• **DATASET CONTENT**:

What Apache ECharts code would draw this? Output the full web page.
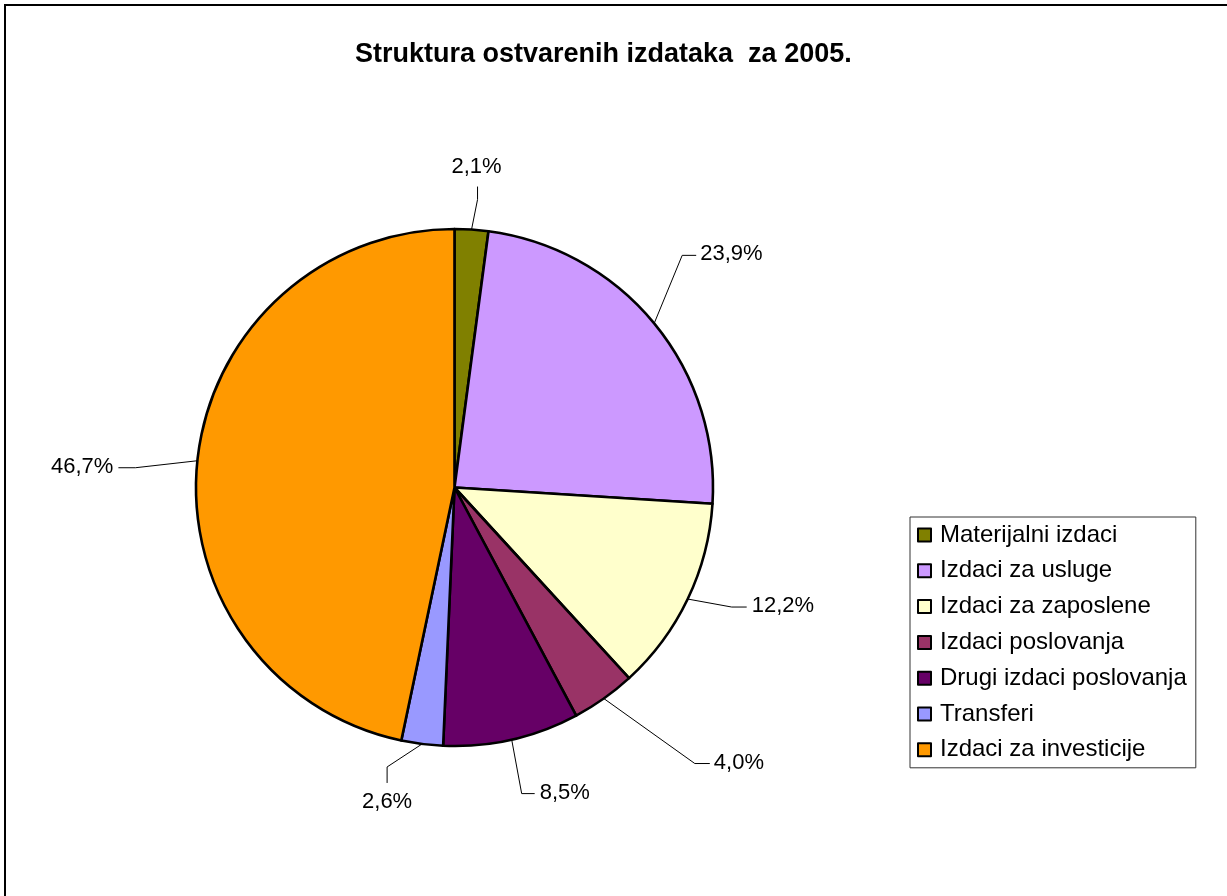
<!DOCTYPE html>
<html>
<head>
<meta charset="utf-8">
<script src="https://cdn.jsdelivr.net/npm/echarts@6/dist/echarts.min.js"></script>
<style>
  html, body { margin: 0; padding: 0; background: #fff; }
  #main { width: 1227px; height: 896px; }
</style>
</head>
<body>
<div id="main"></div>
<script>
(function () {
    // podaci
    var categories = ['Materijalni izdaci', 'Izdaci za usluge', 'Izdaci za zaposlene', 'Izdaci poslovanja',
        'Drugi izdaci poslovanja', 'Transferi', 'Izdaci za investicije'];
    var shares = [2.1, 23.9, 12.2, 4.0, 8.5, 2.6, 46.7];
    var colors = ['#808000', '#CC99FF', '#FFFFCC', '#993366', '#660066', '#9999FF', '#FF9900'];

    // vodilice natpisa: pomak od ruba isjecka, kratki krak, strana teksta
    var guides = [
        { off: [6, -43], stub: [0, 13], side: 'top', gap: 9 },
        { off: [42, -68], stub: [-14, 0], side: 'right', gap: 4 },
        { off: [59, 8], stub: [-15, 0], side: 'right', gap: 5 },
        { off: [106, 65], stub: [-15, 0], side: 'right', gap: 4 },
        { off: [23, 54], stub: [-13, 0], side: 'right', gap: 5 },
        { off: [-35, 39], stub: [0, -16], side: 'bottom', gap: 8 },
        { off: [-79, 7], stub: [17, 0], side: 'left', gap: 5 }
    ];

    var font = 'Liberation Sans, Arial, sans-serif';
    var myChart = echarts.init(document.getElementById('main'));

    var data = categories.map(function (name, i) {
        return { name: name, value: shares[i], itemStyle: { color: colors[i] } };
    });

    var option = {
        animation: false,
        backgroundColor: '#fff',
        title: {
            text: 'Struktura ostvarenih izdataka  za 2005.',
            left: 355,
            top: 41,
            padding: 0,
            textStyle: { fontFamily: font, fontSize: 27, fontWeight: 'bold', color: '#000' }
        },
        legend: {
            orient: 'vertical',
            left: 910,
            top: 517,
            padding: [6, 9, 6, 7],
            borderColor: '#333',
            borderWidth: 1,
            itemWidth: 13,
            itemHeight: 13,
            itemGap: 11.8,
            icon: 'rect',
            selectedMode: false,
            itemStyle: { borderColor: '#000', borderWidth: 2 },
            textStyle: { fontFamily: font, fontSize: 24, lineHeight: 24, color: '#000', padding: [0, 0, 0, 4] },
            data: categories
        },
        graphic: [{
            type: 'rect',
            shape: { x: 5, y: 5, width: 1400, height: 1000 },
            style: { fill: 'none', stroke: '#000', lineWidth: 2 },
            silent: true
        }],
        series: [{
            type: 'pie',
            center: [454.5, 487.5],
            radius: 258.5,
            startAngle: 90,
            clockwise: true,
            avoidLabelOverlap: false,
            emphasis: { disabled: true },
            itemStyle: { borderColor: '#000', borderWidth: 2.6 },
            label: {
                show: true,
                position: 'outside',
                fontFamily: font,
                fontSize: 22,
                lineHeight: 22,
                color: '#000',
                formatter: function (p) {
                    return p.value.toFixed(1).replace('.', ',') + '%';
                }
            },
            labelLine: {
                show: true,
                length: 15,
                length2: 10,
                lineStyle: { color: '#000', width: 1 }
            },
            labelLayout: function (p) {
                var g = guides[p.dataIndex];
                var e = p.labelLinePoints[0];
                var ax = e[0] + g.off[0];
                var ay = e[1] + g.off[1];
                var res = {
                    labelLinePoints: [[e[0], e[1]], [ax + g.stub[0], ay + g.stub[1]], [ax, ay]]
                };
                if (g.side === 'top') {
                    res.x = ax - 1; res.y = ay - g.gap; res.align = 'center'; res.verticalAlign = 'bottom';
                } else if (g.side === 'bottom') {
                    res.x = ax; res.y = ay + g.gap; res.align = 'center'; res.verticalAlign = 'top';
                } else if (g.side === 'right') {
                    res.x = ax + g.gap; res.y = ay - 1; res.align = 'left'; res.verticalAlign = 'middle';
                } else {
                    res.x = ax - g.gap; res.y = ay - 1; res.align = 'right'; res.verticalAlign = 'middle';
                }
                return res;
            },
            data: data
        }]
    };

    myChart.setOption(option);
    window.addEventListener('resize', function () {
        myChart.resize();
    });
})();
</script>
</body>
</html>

• **YOUR INSTRUCTIONS**: Omit any images, then output the listing exactly.

• **ANSWER TO THIS TASK**:
What Apache ECharts code would draw this? Output the full web page.
<!DOCTYPE html>
<html>
<head>
<meta charset="utf-8">
<script src="https://cdn.jsdelivr.net/npm/echarts@6/dist/echarts.min.js"></script>
<style>
  html, body { margin: 0; padding: 0; background: #fff; }
  #main { width: 1227px; height: 896px; }
</style>
</head>
<body>
<div id="main"></div>
<script>
(function () {
    // podaci
    var categories = ['Materijalni izdaci', 'Izdaci za usluge', 'Izdaci za zaposlene', 'Izdaci poslovanja',
        'Drugi izdaci poslovanja', 'Transferi', 'Izdaci za investicije'];
    var shares = [2.1, 23.9, 12.2, 4.0, 8.5, 2.6, 46.7];
    var colors = ['#808000', '#CC99FF', '#FFFFCC', '#993366', '#660066', '#9999FF', '#FF9900'];

    // vodilice natpisa: pomak od ruba isjecka, kratki krak, strana teksta
    var guides = [
        { off: [6, -43], stub: [0, 13], side: 'top', gap: 9 },
        { off: [42, -68], stub: [-14, 0], side: 'right', gap: 4 },
        { off: [59, 8], stub: [-15, 0], side: 'right', gap: 5 },
        { off: [106, 65], stub: [-15, 0], side: 'right', gap: 4 },
        { off: [23, 54], stub: [-13, 0], side: 'right', gap: 5 },
        { off: [-35, 39], stub: [0, -16], side: 'bottom', gap: 8 },
        { off: [-79, 7], stub: [17, 0], side: 'left', gap: 5 }
    ];

    var font = 'Liberation Sans, Arial, sans-serif';
    var myChart = echarts.init(document.getElementById('main'));

    var data = categories.map(function (name, i) {
        return { name: name, value: shares[i], itemStyle: { color: colors[i] } };
    });

    var option = {
        animation: false,
        backgroundColor: '#fff',
        title: {
            text: 'Struktura ostvarenih izdataka  za 2005.',
            left: 355,
            top: 41,
            padding: 0,
            textStyle: { fontFamily: font, fontSize: 27, fontWeight: 'bold', color: '#000' }
        },
        legend: {
            orient: 'vertical',
            left: 910,
            top: 517,
            padding: [6, 9, 6, 7],
            borderColor: '#333',
            borderWidth: 1,
            itemWidth: 13,
            itemHeight: 13,
            itemGap: 11.8,
            icon: 'rect',
            selectedMode: false,
            itemStyle: { borderColor: '#000', borderWidth: 2 },
            textStyle: { fontFamily: font, fontSize: 24, lineHeight: 24, color: '#000', padding: [0, 0, 0, 4] },
            data: categories
        },
        graphic: [{
            type: 'rect',
            shape: { x: 5, y: 5, width: 1400, height: 1000 },
            style: { fill: 'none', stroke: '#000', lineWidth: 2 },
            silent: true
        }],
        series: [{
            type: 'pie',
            center: [454.5, 487.5],
            radius: 258.5,
            startAngle: 90,
            clockwise: true,
            avoidLabelOverlap: false,
            emphasis: { disabled: true },
            itemStyle: { borderColor: '#000', borderWidth: 2.6 },
            label: {
                show: true,
                position: 'outside',
                fontFamily: font,
                fontSize: 22,
                lineHeight: 22,
                color: '#000',
                formatter: function (p) {
                    return p.value.toFixed(1).replace('.', ',') + '%';
                }
            },
            labelLine: {
                show: true,
                length: 15,
                length2: 10,
                lineStyle: { color: '#000', width: 1 }
            },
            labelLayout: function (p) {
                var g = guides[p.dataIndex];
                var e = p.labelLinePoints[0];
                var ax = e[0] + g.off[0];
                var ay = e[1] + g.off[1];
                var res = {
                    labelLinePoints: [[e[0], e[1]], [ax + g.stub[0], ay + g.stub[1]], [ax, ay]]
                };
                if (g.side === 'top') {
                    res.x = ax - 1; res.y = ay - g.gap; res.align = 'center'; res.verticalAlign = 'bottom';
                } else if (g.side === 'bottom') {
                    res.x = ax; res.y = ay + g.gap; res.align = 'center'; res.verticalAlign = 'top';
                } else if (g.side === 'right') {
                    res.x = ax + g.gap; res.y = ay - 1; res.align = 'left'; res.verticalAlign = 'middle';
                } else {
                    res.x = ax - g.gap; res.y = ay - 1; res.align = 'right'; res.verticalAlign = 'middle';
                }
                return res;
            },
            data: data
        }]
    };

    myChart.setOption(option);
    window.addEventListener('resize', function () {
        myChart.resize();
    });
})();
</script>
</body>
</html>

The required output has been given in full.